Yes. I have loved someone so much it hurt. (Might be hard to believe because I'm only 15)
It was so exciting. The constant feeling of being taking away JUST by the sight of that certain person. It's exhilarating.

And I think people try and calculate love because they are afraid of getting hurt. Love doesn't have a logical answer. In math you can just solve a problem by going by a formula. Love doesn't work like that. In math you can practice the same problem over and over again for the rest of your life and still get the same product. The same outcome every single time. But Love just doesn't work like that.

I think "Love" is more than just a chemical our bodies create.
It is real. Definitely. Love is more than just finding a mate. You can love your family, your friends, your pets and even strangers. Complete love for them. With no intentions of making them your mate.
That's how I know it's not just our bodies way of finding a mate.
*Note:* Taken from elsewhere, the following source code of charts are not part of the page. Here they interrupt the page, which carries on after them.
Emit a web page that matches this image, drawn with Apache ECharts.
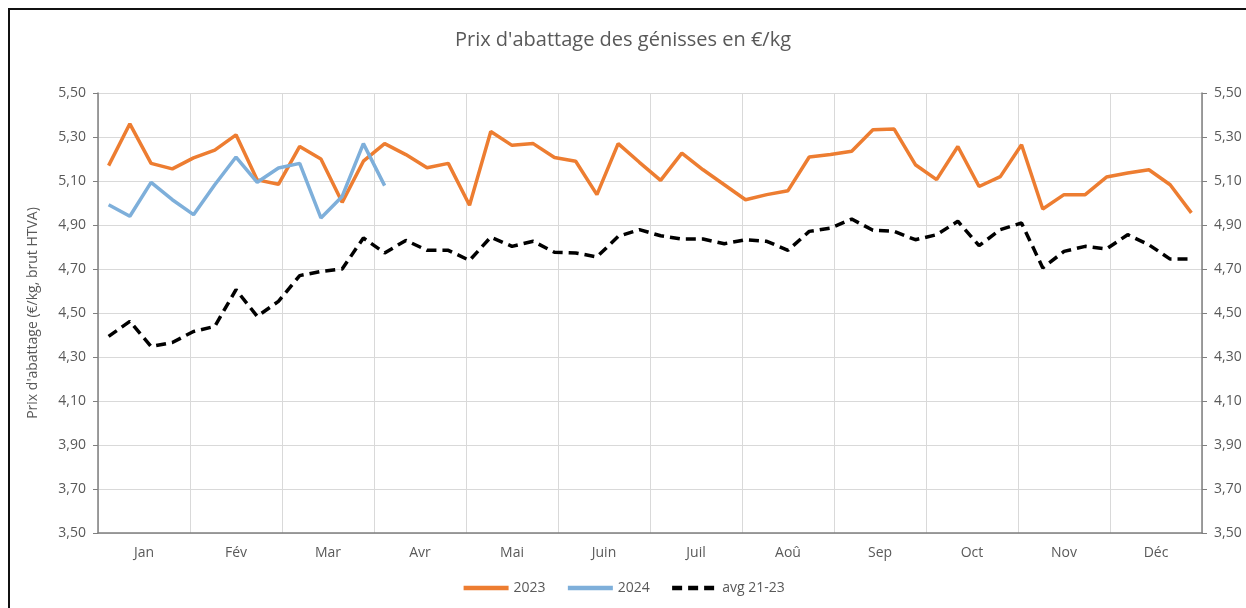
<!DOCTYPE html>
<html>
<head>
<meta charset="utf-8">
<script src="https://cdn.jsdelivr.net/npm/echarts@6/dist/echarts.min.js"></script>
<style>
  html, body { margin: 0; padding: 0; background: #fff; }
  .frame { position: absolute; left: 0; top: 0; width: 1246px; height: 608px; }
  .border { position: absolute; left: 8px; top: 8px; right: -4px; bottom: -4px; border-left: 2px solid #111; border-top: 2px solid #111; }
  #chart { position: absolute; left: 0; top: 0; width: 1246px; height: 608px; }
</style>
</head>
<body>
<div class="frame">
  <div id="chart"></div>
  <div class="border"></div>
</div>
<script>
// mois affichés sur l'axe
const months = ['Jan', 'Fév', 'Mar', 'Avr', 'Mai', 'Juin', 'Juil', 'Aoû', 'Sep', 'Oct', 'Nov', 'Déc']
// 52 semaines
const weeks = Array.from({ length: 52 }, (_, i) => 'S' + (i + 1))
const yTicks = [3.5, 3.7, 3.9, 4.1, 4.3, 4.5, 4.7, 4.9, 5.1, 5.3, 5.5]

const prix2023 = [
  5.17, 5.36, 5.18, 5.155, 5.205, 5.24, 5.31, 5.105, 5.085, 5.257,
  5.20, 5.003, 5.19, 5.27, 5.22, 5.16, 5.18, 4.99, 5.325, 5.262,
  5.27, 5.207, 5.19, 5.038, 5.27, 5.185, 5.103, 5.227, 5.151, 5.083,
  5.015, 5.038, 5.056, 5.209, 5.22, 5.235, 5.333, 5.336, 5.174, 5.106,
  5.257, 5.075, 5.12, 5.265, 4.973, 5.038, 5.038, 5.118, 5.136, 5.151,
  5.083, 4.955
]
const prix2024 = [
  4.992, 4.94, 5.094, 5.015, 4.947, 5.083, 5.209, 5.094, 5.159, 5.18,
  4.932, 5.03, 5.27, 5.079
]
const avg2123 = [
  4.394, 4.462, 4.348, 4.366, 4.416, 4.439, 4.606, 4.485, 4.553, 4.67,
  4.689, 4.70, 4.841, 4.773, 4.83, 4.785, 4.785, 4.739, 4.845, 4.803,
  4.826, 4.776, 4.773, 4.755, 4.848, 4.879, 4.851, 4.836, 4.836, 4.815,
  4.833, 4.826, 4.785, 4.871, 4.886, 4.927, 4.876, 4.871, 4.833, 4.856,
  4.917, 4.806, 4.879, 4.909, 4.705, 4.78, 4.803, 4.791, 4.856, 4.81,
  4.745, 4.745
]

const chartInstance = echarts.init(document.getElementById('chart'))
const fontFamily = 'Open Sans, sans-serif'
const textGrey = '#595959'
const fmt = v => v.toFixed(2).replace('.', ',')

const yAxisBase = {
  type: 'value',
  min: yTicks[0],
  max: yTicks[yTicks.length - 1],
  interval: 0.2,
  axisLine: { show: true, lineStyle: { color: '#7f7f7f', width: 1.5 } },
  axisTick: { show: true, length: 5, lineStyle: { color: '#7f7f7f' } },
  axisLabel: { color: textGrey, fontSize: 14, fontFamily, formatter: fmt, margin: 12 }
}

const option = {
  animation: false,
  title: {
    text: "Prix d'abattage des génisses en €/kg",
    left: 'center',
    top: 25,
    textStyle: { color: textGrey, fontSize: 20, fontWeight: 'normal', fontFamily }
  },
  grid: { left: 98, right: 44, top: 93, bottom: 75 },
  legend: {
    bottom: 8,
    left: 'center',
    itemWidth: 45,
    itemHeight: 8,
    itemGap: 20,
    textStyle: { color: textGrey, fontSize: 14, fontFamily },
    itemStyle: { opacity: 0 },
    lineStyle: { width: 4.5 },
    data: ['2023', '2024', 'avg 21-23']
  },
  xAxis: [
    {
      type: 'category',
      data: weeks,
      boundaryGap: true,
      show: false
    },
    {
      type: 'category',
      data: months,
      boundaryGap: true,
      position: 'bottom',
      axisLine: { show: true, lineStyle: { color: '#7f7f7f', width: 1.5 } },
      axisTick: { show: false },
      axisLabel: { color: textGrey, fontSize: 14, fontFamily, margin: 13 },
      splitLine: { show: true, interval: 0, lineStyle: { color: '#d9d9d9' } }
    }
  ],
  yAxis: [
    Object.assign({}, yAxisBase, {
      position: 'left',
      name: "Prix d'abattage (€/kg, brut HTVA)",
      nameLocation: 'middle',
      nameGap: 58,
      nameTextStyle: { color: textGrey, fontSize: 14, fontFamily },
      splitLine: { show: true, lineStyle: { color: '#d9d9d9' } }
    }),
    Object.assign({}, yAxisBase, {
      position: 'right',
      splitLine: { show: false }
    })
  ],
  series: [
    {
      name: '2023',
      type: 'line',
      xAxisIndex: 0,
      yAxisIndex: 0,
      data: prix2023,
      symbol: 'none',
      color: '#ED7D31',
      lineStyle: { width: 3.5, color: '#ED7D31' },
      z: 3
    },
    {
      name: '2024',
      type: 'line',
      xAxisIndex: 0,
      yAxisIndex: 0,
      data: prix2024,
      symbol: 'none',
      color: '#7EAFDA',
      lineStyle: { width: 3.5, color: '#7EAFDA' },
      z: 4
    },
    {
      name: 'avg 21-23',
      type: 'line',
      xAxisIndex: 0,
      yAxisIndex: 0,
      data: avg2123,
      symbol: 'none',
      color: '#000',
      lineStyle: { width: 3.5, color: '#000', type: [10, 6] },
      z: 2
    }
  ]
}
chartInstance.setOption(option)
</script>
</body>
</html>
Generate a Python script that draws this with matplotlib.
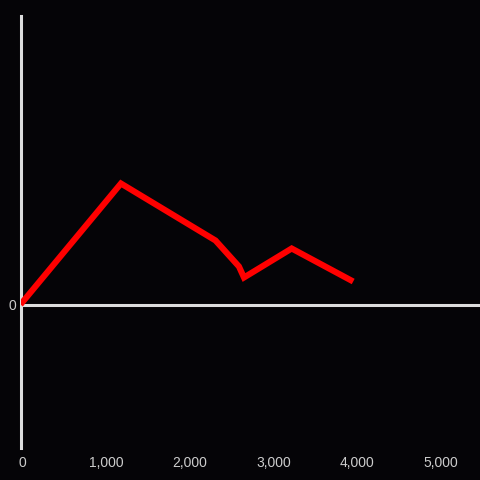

We get so emotionally invested because it's love. You hear about love stories and fantasies your whole life. And don't tell me you never get curious. Alot of people are adventurous... looking for new experiences. We spend so much time looking for love for the thrill. Just like a roller coaster. We want someone to care about what we do. We just want to be important to someone. And when we do. It's the most amazing feeling in the world.
I think im fortunate because I am in love and it hurts to be away from them. Love is not something that can be accurately expressed in words, music, art etc. It is only something that you can feel not calculate. heart
I've loved about 5 people so much it hurt and scared me. I've been able to spark similar feelings in 3 of them >:3 Currently in a relationship with one of them.

I think we get so invested because its a human necessity to receive feelings of love. No matter what tough people say, we all long for those comforts such as hugging or at least to be touched by someone in a loving way. We all want to be accepted and know someone cares for us. Just loving and caring for yourself isn't enough. We're social creatures.

Its not a sign of weakness to be submissive. Its a sign of love and trust. In fact, you're stronger if you're submissive because you have the power to trust and love someone so much that you're willing to give that part of yourself to them. That takes a lot of self confidence.

All emotions are chemicals, really. But we interpret them in a conscious way, and call them emotions. There are billions of tiny signals that trigger these chemicals unique to everyone on earth.

Love is real. Its a need just like eating that needs to be fulfilled. Its real when you look into the eyes of someone who loves you. That connection. Their desire to be near you even though they can't figure out why. Your desire for them, sometimes despite what you've been taught to believe. Etc.

Of course, not just talking about romantic love here.
I believe that love is real, and that there are different types of love. Yes, I've felt romantic love, but it only lasted a short time and wasn't worth the pain and effort.
Velvet Overkill's avatar

Wheezing Sophomore

Mmm, I had a crush on a girl once and liked for bad things to happen to her so I could be their to comfort her like a wounded raccoon ):

If that's not love then what is?
The op is annoying.

No I have not experienced that. I have experienced irritation of unexplainable feelings of fondness towards specific people. The worst is towards the opposite sex. I despise being sexually attracted to men most of the time. Too much goes on internally, things I don't consider productive.. You know? Things like crushing, and bonding.


I don't think love should hurt you. Re-think that statement.